▼▼▼
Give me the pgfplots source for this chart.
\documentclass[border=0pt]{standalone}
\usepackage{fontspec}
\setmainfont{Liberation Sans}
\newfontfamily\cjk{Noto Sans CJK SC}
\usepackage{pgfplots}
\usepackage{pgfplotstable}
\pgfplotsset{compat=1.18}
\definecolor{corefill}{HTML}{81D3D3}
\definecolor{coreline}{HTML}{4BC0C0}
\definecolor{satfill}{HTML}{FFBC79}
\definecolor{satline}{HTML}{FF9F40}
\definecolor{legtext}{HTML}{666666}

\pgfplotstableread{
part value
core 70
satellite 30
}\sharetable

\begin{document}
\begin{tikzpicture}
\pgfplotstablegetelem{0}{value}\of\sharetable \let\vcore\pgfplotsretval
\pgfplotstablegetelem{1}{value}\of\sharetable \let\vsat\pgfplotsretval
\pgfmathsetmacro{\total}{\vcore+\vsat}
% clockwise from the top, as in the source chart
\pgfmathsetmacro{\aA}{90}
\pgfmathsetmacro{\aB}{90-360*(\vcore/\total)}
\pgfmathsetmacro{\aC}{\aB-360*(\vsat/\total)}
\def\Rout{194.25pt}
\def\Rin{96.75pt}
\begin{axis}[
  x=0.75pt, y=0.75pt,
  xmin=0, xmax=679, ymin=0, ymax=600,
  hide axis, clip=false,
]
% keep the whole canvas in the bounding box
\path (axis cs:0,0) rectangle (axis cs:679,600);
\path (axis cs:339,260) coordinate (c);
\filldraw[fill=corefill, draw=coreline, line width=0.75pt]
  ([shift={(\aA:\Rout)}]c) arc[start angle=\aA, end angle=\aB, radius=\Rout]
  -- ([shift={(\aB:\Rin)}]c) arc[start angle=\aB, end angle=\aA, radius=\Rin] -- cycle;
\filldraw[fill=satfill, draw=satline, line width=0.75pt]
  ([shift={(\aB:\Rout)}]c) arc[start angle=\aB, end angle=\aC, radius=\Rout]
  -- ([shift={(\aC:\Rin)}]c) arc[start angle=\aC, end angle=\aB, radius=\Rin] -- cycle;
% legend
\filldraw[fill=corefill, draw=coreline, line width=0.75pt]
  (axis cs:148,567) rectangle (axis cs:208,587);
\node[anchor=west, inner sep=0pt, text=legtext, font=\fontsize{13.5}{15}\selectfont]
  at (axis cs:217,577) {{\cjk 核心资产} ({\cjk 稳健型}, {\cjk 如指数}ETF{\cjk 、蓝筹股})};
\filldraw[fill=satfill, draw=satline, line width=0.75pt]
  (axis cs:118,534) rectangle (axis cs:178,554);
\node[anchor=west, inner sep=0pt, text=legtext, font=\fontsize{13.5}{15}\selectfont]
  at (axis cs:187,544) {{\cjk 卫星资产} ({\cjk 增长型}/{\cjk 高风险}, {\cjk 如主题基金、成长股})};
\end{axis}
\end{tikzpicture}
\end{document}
▲▲▲
[Your task] Print the listing above in its entirety, with every line exact.

[Solution for this problem]
Give me the pgfplots source for this chart.
\documentclass[border=0pt]{standalone}
\usepackage{fontspec}
\setmainfont{Liberation Sans}
\newfontfamily\cjk{Noto Sans CJK SC}
\usepackage{pgfplots}
\usepackage{pgfplotstable}
\pgfplotsset{compat=1.18}
\definecolor{corefill}{HTML}{81D3D3}
\definecolor{coreline}{HTML}{4BC0C0}
\definecolor{satfill}{HTML}{FFBC79}
\definecolor{satline}{HTML}{FF9F40}
\definecolor{legtext}{HTML}{666666}

\pgfplotstableread{
part value
core 70
satellite 30
}\sharetable

\begin{document}
\begin{tikzpicture}
\pgfplotstablegetelem{0}{value}\of\sharetable \let\vcore\pgfplotsretval
\pgfplotstablegetelem{1}{value}\of\sharetable \let\vsat\pgfplotsretval
\pgfmathsetmacro{\total}{\vcore+\vsat}
% clockwise from the top, as in the source chart
\pgfmathsetmacro{\aA}{90}
\pgfmathsetmacro{\aB}{90-360*(\vcore/\total)}
\pgfmathsetmacro{\aC}{\aB-360*(\vsat/\total)}
\def\Rout{194.25pt}
\def\Rin{96.75pt}
\begin{axis}[
  x=0.75pt, y=0.75pt,
  xmin=0, xmax=679, ymin=0, ymax=600,
  hide axis, clip=false,
]
% keep the whole canvas in the bounding box
\path (axis cs:0,0) rectangle (axis cs:679,600);
\path (axis cs:339,260) coordinate (c);
\filldraw[fill=corefill, draw=coreline, line width=0.75pt]
  ([shift={(\aA:\Rout)}]c) arc[start angle=\aA, end angle=\aB, radius=\Rout]
  -- ([shift={(\aB:\Rin)}]c) arc[start angle=\aB, end angle=\aA, radius=\Rin] -- cycle;
\filldraw[fill=satfill, draw=satline, line width=0.75pt]
  ([shift={(\aB:\Rout)}]c) arc[start angle=\aB, end angle=\aC, radius=\Rout]
  -- ([shift={(\aC:\Rin)}]c) arc[start angle=\aC, end angle=\aB, radius=\Rin] -- cycle;
% legend
\filldraw[fill=corefill, draw=coreline, line width=0.75pt]
  (axis cs:148,567) rectangle (axis cs:208,587);
\node[anchor=west, inner sep=0pt, text=legtext, font=\fontsize{13.5}{15}\selectfont]
  at (axis cs:217,577) {{\cjk 核心资产} ({\cjk 稳健型}, {\cjk 如指数}ETF{\cjk 、蓝筹股})};
\filldraw[fill=satfill, draw=satline, line width=0.75pt]
  (axis cs:118,534) rectangle (axis cs:178,554);
\node[anchor=west, inner sep=0pt, text=legtext, font=\fontsize{13.5}{15}\selectfont]
  at (axis cs:187,544) {{\cjk 卫星资产} ({\cjk 增长型}/{\cjk 高风险}, {\cjk 如主题基金、成长股})};
\end{axis}
\end{tikzpicture}
\end{document}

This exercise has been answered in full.